Penn State University has eliminated the titles of "Homecoming Queen" and "Homecoming King," in an effort to make its homecoming court gender-neutral and more inclusive.
Instead of naming a king and queen, the Penn State 2018 Homecoming Executive Committee and Royalty Committee announced this week that two students will receive a "Guide State Forward" award.
In a press release, the committees explained that the new policy effectively "eliminates" "gendered" titles and "rid the number ratio of male to female representation within the court." The release asserts that the change was made as part of an "effort to embrace diversity and gender inclusivity within our community."
"Penn State Homecoming acknowledges where the ideals of diversity and inclusion may not have been clearly prioritized in the choosing of Student Courts in the past," the press release reads. "With this realization, Homecoming seeks to embrace this change as a permanent precedence within it's selection process."
Penn State's next homecoming game is Oct. 13 against Michigan State and 10 student candidates will be nominated by faculty to represent the senior class on the homecoming court "regardless of their gender, gender identity, and/or gender expression."
"We're striving to open up homecoming so that all Penn State students can feel like they are welcome and able to participate," Ally Berdan, executive director of Penn State Homecoming 2018, said in a statement. "Our goal is to identify the best students to represent Penn State without regard to their gender, gender identity or gender expression."
Damon Sims, vice president of Student Affairs, said in a statement that the student-led changes "exemplify the ideals of the homecoming committee and the university's commitment to building a welcoming and inclusive environment for all."
Penn State becomes the third Big 10 school — joining the University of Iowa and University of Minnesota — to make its homecoming court gender-neutral.
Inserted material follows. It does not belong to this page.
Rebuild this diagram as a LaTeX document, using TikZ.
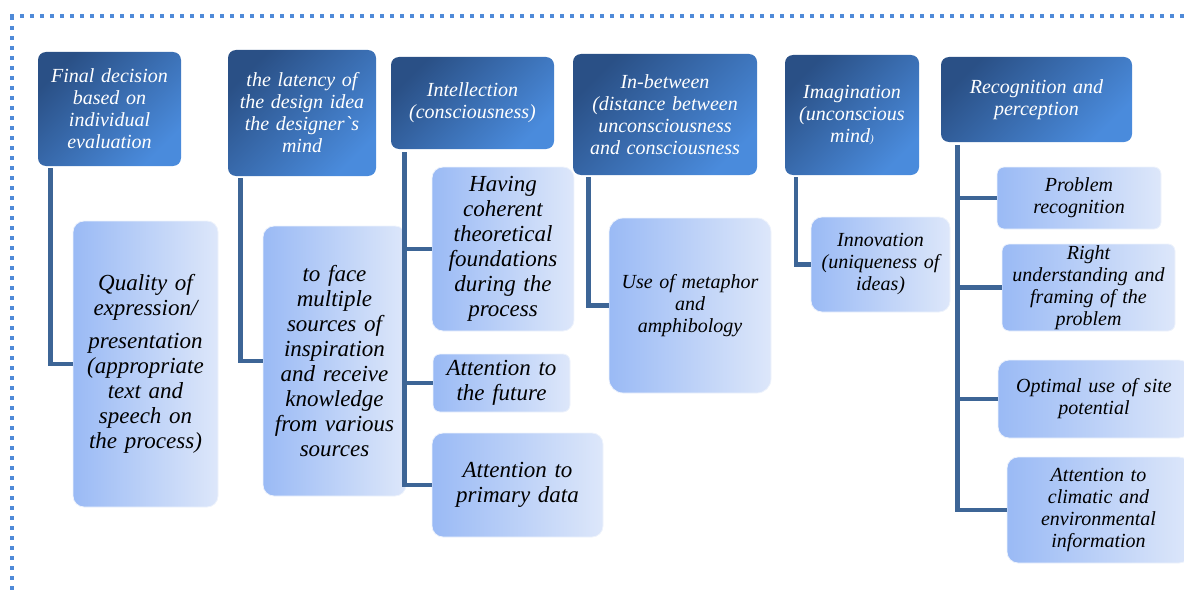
\documentclass[tikz,border=0pt]{standalone}
\usepackage{fontspec}
\setmainfont{Liberation Serif}[Ligatures=TeXOff]
\usetikzlibrary{calc}
\definecolor{hdA}{HTML}{2A5086}
\definecolor{hdB}{HTML}{4A8BDC}
\definecolor{chA}{HTML}{9ABAF5}
\definecolor{chB}{HTML}{DDE7FA}
\definecolor{connc}{HTML}{3D6596}
\definecolor{dotc}{HTML}{4F8AD8}
\begin{document}
\begin{tikzpicture}[x=1pt,y=-1pt,
 hdr/.style={rounded corners=8pt, top color=hdA, bottom color=hdB, shading angle=45, text=white, align=center, inner sep=0pt, font=\fontsize{20}{22}\selectfont\itshape},
 chld/.style={rounded corners=11pt, left color=chA, right color=chB, draw=chB!50!white, line width=0.8pt, align=center, inner sep=0pt, font=\fontsize{20}{22}\selectfont\itshape},
 big/.style={font=\fontsize{23}{25}\selectfont\itshape},
 link/.style={draw=connc, line width=4.5pt},
 dotline/.style={draw=dotc, line width=4pt, dash pattern=on 4pt off 6pt}]
\useasboundingbox (0,0) rectangle (1184,594);
\draw[dotline] (10,16) -- (1190,16);
\draw[dotline] (11.5,16) -- (11.5,600);
% headers
\node[hdr, minimum width=143pt, minimum height=114pt, text width=135pt] (h1) at (109.5,109) {Final decision\\ based on\\ individual\\ evaluation};
\node[hdr, minimum width=148pt, minimum height=126pt, text width=140pt] (h2) at (302,113) {the latency of\\ the design idea\\ the designer`s\\ mind};
\node[hdr, minimum width=163pt, minimum height=92pt, text width=155pt] (h3) at (472.5,103) {Intellection\\ (consciousness)};
\node[hdr, minimum width=184pt, minimum height=121pt, text width=176pt] (h4) at (665,114.5) {In-between\\ (distance between\\ unconsciousness\\ and consciousness};
\node[hdr, minimum width=134pt, minimum height=120pt, text width=128pt] (h5) at (852,115) {Imagination\\ (unconscious\\ mind{\fontsize{11}{11}\selectfont)}};
\node[hdr, minimum width=191pt, minimum height=85pt, text width=183pt] (h6) at (1036.5,99.5) {Recognition and\\ perception};
% children
\node[chld, big, minimum width=145pt, minimum height=286pt, text width=139pt] (c1) at (145.5,364) {Quality of\\ expression/\\[8pt] presentation\\ (appropriate\\ text and\\ speech on\\ the process)};
\node[chld, big, minimum width=143pt, minimum height=270pt, text width=137pt] (c2) at (334.5,361) {to face\\ multiple\\ sources of\\ inspiration\\ and receive\\ knowledge\\ from various\\ sources};
\node[chld, big, minimum width=142pt, minimum height=164pt, text width=136pt] (c3a) at (503,249) {Having\\ coherent\\ theoretical\\ foundations\\ during the\\ process};
\node[chld, big, minimum width=137pt, minimum height=58pt, text width=133pt, rounded corners=7pt] (c3b) at (501.5,383) {Attention to\\ the future};
\node[chld, big, minimum width=171pt, minimum height=104pt, text width=165pt] (c3c) at (517.5,485) {Attention to\\ primary data};
\node[chld, minimum width=162pt, minimum height=175pt, text width=156pt, rounded corners=14pt] (c4) at (690,305.5) {Use of metaphor\\ and\\ amphibology};
\node[chld, minimum width=139pt, minimum height=95pt, text width=135pt] (c5) at (880.5,264.5) {Innovation\\ (uniqueness of\\ ideas)};
\node[chld, minimum width=164pt, minimum height=62pt, text width=160pt, rounded corners=7pt] (c6a) at (1079,198) {Problem\\ recognition};
\node[chld, minimum width=173pt, minimum height=87pt, text width=169pt, rounded corners=7pt] (c6b) at (1088.5,287.5) {Right\\ understanding and\\ framing of the\\ problem};
\node[chld, minimum width=192pt, minimum height=78pt, text width=186pt] (c6c) at (1094,399) {Optimal use of site\\ potential};
\node[chld, minimum width=183pt, minimum height=106pt, text width=177pt] (c6d) at (1098.5,510) {Attention to\\ climatic and\\ environmental\\ information};
% connectors
\draw[link] ($(h1.south west)+(12.7,2)$) |- (c1.west);
\draw[link] ($(h2.south west)+(12.7,2)$) |- (c2.west);
\draw[link] ($(h3.south west)+(13.5,3)$) |- (c3a.west);
\draw[link] ($(h3.south west)+(13.5,3)$) |- (c3b.west);
\draw[link] ($(h3.south west)+(13.5,3)$) |- (c3c.west);
\draw[link] ($(h4.south west)+(15.5,2)$) |- (c4.west);
\draw[link] ($(h5.south west)+(11,2)$) |- (c5.west);
\draw[link] ($(h6.south west)+(16.7,3)$) |- (c6a.west);
\draw[link] ($(h6.south west)+(16.7,3)$) |- (c6b.west);
\draw[link] ($(h6.south west)+(16.7,3)$) |- (c6c.west);
\draw[link] ($(h6.south west)+(16.7,3)$) |- (c6d.west);
\end{tikzpicture}
\end{document}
"We can't say 'We Are' and exclude part of our community," Paul Clifford, CEO of the Penn State Alumni Association, said. "The decision of the Homecoming Committee to insure Homecoming is open and welcoming to all is commendable, a true 'We Are' event."
The move was also praised by the university's LGBTQA Student Resource Center.
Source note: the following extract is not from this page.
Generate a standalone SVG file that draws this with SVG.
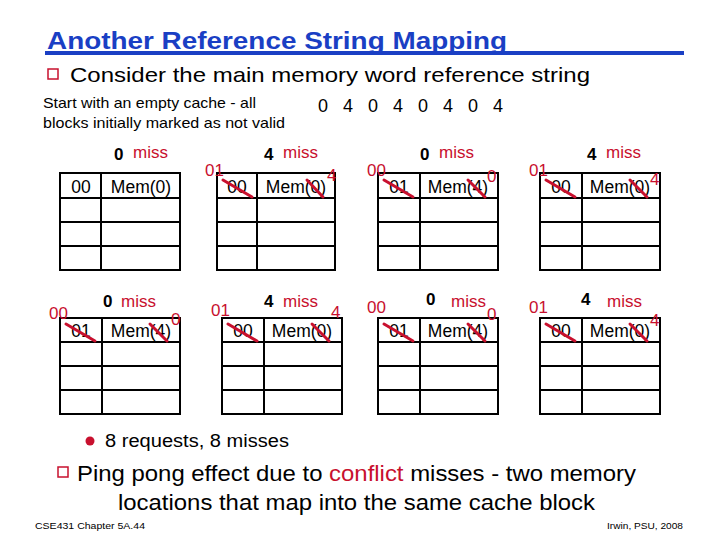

"These changes are exciting for the Penn State community and showcase the commitment that our student leaders have in making sure all Penn State students connect to the larger traditions and histories that make us Penn State" the center's director Brian Patchcoski said in a statement.
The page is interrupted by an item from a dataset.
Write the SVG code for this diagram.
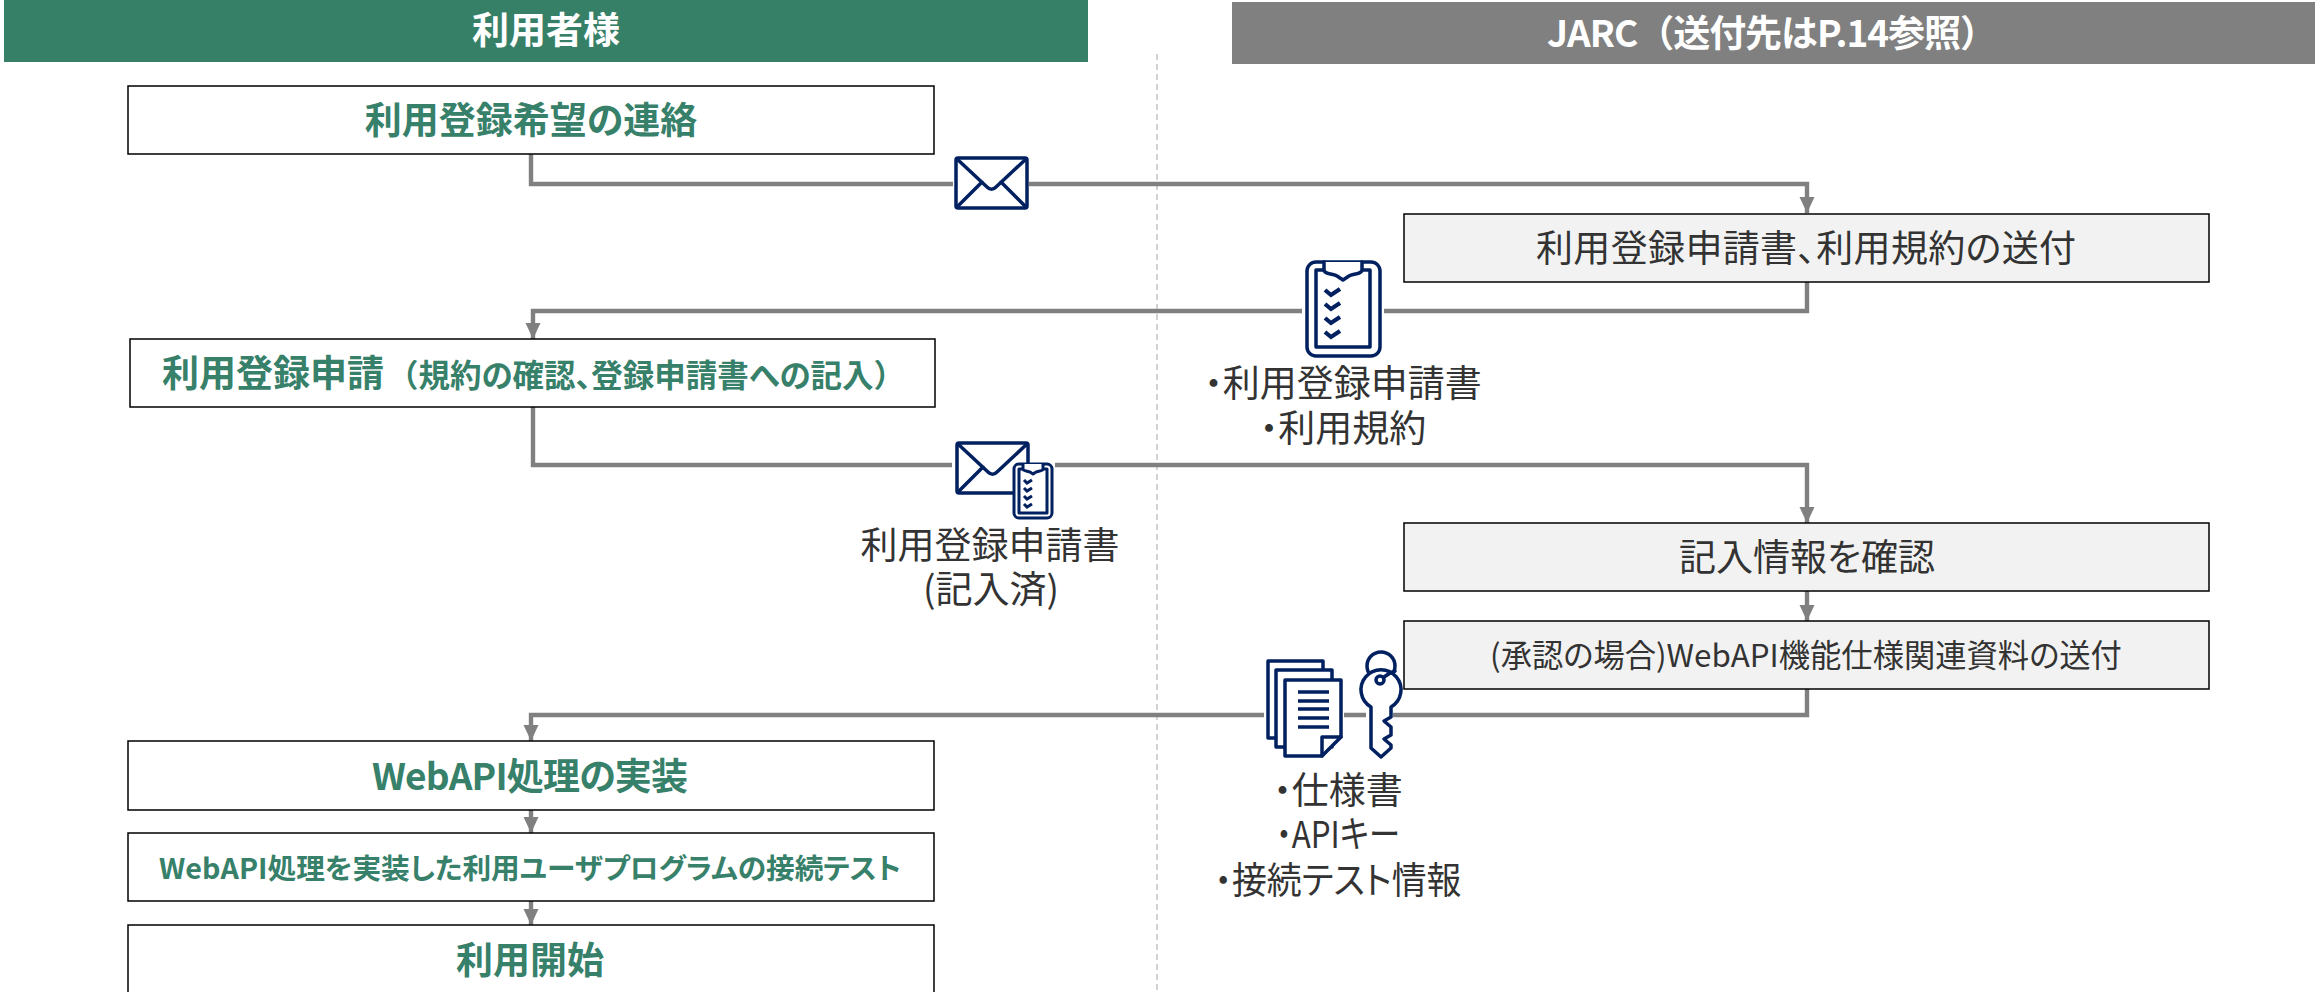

However, a poll offered by The Daily Collegian campus newspaper indicates that many disagree with the decision, though the poll is not necessarily representative of the student population.
As of Thursday afternoon, around 1,000 respondents said they "disagreed" with the change, while over 300 said they "agreed" with the change.
The move also drew the ire of many religious conservatives, who took to social media to voice their opinions.